(Entries from a dataset)
# # # # # # #
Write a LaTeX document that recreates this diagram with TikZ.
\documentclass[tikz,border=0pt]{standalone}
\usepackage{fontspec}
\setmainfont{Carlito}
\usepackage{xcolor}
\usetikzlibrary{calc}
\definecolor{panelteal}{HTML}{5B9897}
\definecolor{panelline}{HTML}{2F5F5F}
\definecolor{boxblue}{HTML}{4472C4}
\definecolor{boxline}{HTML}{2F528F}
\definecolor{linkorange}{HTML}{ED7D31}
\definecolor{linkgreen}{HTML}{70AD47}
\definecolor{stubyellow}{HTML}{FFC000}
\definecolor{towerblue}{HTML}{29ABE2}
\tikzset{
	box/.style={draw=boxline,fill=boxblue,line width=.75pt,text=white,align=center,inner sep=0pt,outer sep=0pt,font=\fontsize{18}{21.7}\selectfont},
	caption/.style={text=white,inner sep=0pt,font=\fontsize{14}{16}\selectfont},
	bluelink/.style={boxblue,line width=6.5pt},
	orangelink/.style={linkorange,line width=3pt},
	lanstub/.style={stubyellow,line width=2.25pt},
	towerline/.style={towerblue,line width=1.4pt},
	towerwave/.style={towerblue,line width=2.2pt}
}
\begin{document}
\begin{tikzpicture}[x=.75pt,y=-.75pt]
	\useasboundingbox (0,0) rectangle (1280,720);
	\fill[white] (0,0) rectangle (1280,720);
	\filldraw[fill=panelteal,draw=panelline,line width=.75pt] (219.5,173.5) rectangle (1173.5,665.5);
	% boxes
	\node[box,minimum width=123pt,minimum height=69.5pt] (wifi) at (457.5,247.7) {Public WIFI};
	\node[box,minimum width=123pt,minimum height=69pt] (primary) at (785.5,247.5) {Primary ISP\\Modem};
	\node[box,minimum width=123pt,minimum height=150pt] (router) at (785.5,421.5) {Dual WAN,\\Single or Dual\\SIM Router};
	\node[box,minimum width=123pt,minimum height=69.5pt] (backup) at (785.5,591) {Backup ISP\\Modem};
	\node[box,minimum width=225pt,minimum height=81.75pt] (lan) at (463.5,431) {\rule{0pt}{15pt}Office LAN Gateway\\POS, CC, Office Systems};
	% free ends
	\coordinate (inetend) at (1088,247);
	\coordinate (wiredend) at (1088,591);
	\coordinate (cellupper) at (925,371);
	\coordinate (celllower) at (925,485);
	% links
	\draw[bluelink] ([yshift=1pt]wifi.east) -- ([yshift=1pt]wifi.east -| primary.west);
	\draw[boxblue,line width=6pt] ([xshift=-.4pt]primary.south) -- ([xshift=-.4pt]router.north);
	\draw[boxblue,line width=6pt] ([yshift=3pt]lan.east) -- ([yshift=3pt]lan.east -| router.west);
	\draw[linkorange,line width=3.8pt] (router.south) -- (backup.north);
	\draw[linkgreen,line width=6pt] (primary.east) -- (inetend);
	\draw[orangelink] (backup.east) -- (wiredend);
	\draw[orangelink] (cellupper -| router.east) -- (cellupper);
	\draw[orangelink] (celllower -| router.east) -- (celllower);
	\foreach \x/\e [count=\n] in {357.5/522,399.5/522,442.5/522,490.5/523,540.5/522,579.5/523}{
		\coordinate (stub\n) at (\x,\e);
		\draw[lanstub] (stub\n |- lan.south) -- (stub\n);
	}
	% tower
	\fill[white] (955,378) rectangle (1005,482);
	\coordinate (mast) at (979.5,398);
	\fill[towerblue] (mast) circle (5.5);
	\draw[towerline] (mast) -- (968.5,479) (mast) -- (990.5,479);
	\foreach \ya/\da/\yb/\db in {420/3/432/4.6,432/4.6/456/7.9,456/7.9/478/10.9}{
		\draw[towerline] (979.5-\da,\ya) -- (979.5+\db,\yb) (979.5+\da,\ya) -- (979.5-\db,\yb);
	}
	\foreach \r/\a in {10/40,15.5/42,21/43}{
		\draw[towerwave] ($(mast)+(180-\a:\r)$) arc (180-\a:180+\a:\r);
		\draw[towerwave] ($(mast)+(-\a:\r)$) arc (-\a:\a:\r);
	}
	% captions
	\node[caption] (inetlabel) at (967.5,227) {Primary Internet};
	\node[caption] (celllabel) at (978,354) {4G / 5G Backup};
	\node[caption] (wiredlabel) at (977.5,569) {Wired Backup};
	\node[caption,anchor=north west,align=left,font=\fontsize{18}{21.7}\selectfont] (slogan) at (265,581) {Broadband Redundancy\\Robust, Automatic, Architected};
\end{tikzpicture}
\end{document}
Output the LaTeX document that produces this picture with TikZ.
# # # # # # #
» Directions: Repeat the material above in full, keeping every word.

» Solution for this task:
Write a LaTeX document that recreates this diagram with TikZ.
\documentclass[tikz,border=0pt]{standalone}
\usepackage{fontspec}
\setmainfont{Carlito}
\usepackage{xcolor}
\usetikzlibrary{calc}
\definecolor{panelteal}{HTML}{5B9897}
\definecolor{panelline}{HTML}{2F5F5F}
\definecolor{boxblue}{HTML}{4472C4}
\definecolor{boxline}{HTML}{2F528F}
\definecolor{linkorange}{HTML}{ED7D31}
\definecolor{linkgreen}{HTML}{70AD47}
\definecolor{stubyellow}{HTML}{FFC000}
\definecolor{towerblue}{HTML}{29ABE2}
\tikzset{
	box/.style={draw=boxline,fill=boxblue,line width=.75pt,text=white,align=center,inner sep=0pt,outer sep=0pt,font=\fontsize{18}{21.7}\selectfont},
	caption/.style={text=white,inner sep=0pt,font=\fontsize{14}{16}\selectfont},
	bluelink/.style={boxblue,line width=6.5pt},
	orangelink/.style={linkorange,line width=3pt},
	lanstub/.style={stubyellow,line width=2.25pt},
	towerline/.style={towerblue,line width=1.4pt},
	towerwave/.style={towerblue,line width=2.2pt}
}
\begin{document}
\begin{tikzpicture}[x=.75pt,y=-.75pt]
	\useasboundingbox (0,0) rectangle (1280,720);
	\fill[white] (0,0) rectangle (1280,720);
	\filldraw[fill=panelteal,draw=panelline,line width=.75pt] (219.5,173.5) rectangle (1173.5,665.5);
	% boxes
	\node[box,minimum width=123pt,minimum height=69.5pt] (wifi) at (457.5,247.7) {Public WIFI};
	\node[box,minimum width=123pt,minimum height=69pt] (primary) at (785.5,247.5) {Primary ISP\\Modem};
	\node[box,minimum width=123pt,minimum height=150pt] (router) at (785.5,421.5) {Dual WAN,\\Single or Dual\\SIM Router};
	\node[box,minimum width=123pt,minimum height=69.5pt] (backup) at (785.5,591) {Backup ISP\\Modem};
	\node[box,minimum width=225pt,minimum height=81.75pt] (lan) at (463.5,431) {\rule{0pt}{15pt}Office LAN Gateway\\POS, CC, Office Systems};
	% free ends
	\coordinate (inetend) at (1088,247);
	\coordinate (wiredend) at (1088,591);
	\coordinate (cellupper) at (925,371);
	\coordinate (celllower) at (925,485);
	% links
	\draw[bluelink] ([yshift=1pt]wifi.east) -- ([yshift=1pt]wifi.east -| primary.west);
	\draw[boxblue,line width=6pt] ([xshift=-.4pt]primary.south) -- ([xshift=-.4pt]router.north);
	\draw[boxblue,line width=6pt] ([yshift=3pt]lan.east) -- ([yshift=3pt]lan.east -| router.west);
	\draw[linkorange,line width=3.8pt] (router.south) -- (backup.north);
	\draw[linkgreen,line width=6pt] (primary.east) -- (inetend);
	\draw[orangelink] (backup.east) -- (wiredend);
	\draw[orangelink] (cellupper -| router.east) -- (cellupper);
	\draw[orangelink] (celllower -| router.east) -- (celllower);
	\foreach \x/\e [count=\n] in {357.5/522,399.5/522,442.5/522,490.5/523,540.5/522,579.5/523}{
		\coordinate (stub\n) at (\x,\e);
		\draw[lanstub] (stub\n |- lan.south) -- (stub\n);
	}
	% tower
	\fill[white] (955,378) rectangle (1005,482);
	\coordinate (mast) at (979.5,398);
	\fill[towerblue] (mast) circle (5.5);
	\draw[towerline] (mast) -- (968.5,479) (mast) -- (990.5,479);
	\foreach \ya/\da/\yb/\db in {420/3/432/4.6,432/4.6/456/7.9,456/7.9/478/10.9}{
		\draw[towerline] (979.5-\da,\ya) -- (979.5+\db,\yb) (979.5+\da,\ya) -- (979.5-\db,\yb);
	}
	\foreach \r/\a in {10/40,15.5/42,21/43}{
		\draw[towerwave] ($(mast)+(180-\a:\r)$) arc (180-\a:180+\a:\r);
		\draw[towerwave] ($(mast)+(-\a:\r)$) arc (-\a:\a:\r);
	}
	% captions
	\node[caption] (inetlabel) at (967.5,227) {Primary Internet};
	\node[caption] (celllabel) at (978,354) {4G / 5G Backup};
	\node[caption] (wiredlabel) at (977.5,569) {Wired Backup};
	\node[caption,anchor=north west,align=left,font=\fontsize{18}{21.7}\selectfont] (slogan) at (265,581) {Broadband Redundancy\\Robust, Automatic, Architected};
\end{tikzpicture}
\end{document}
Output the LaTeX document that produces this picture with TikZ.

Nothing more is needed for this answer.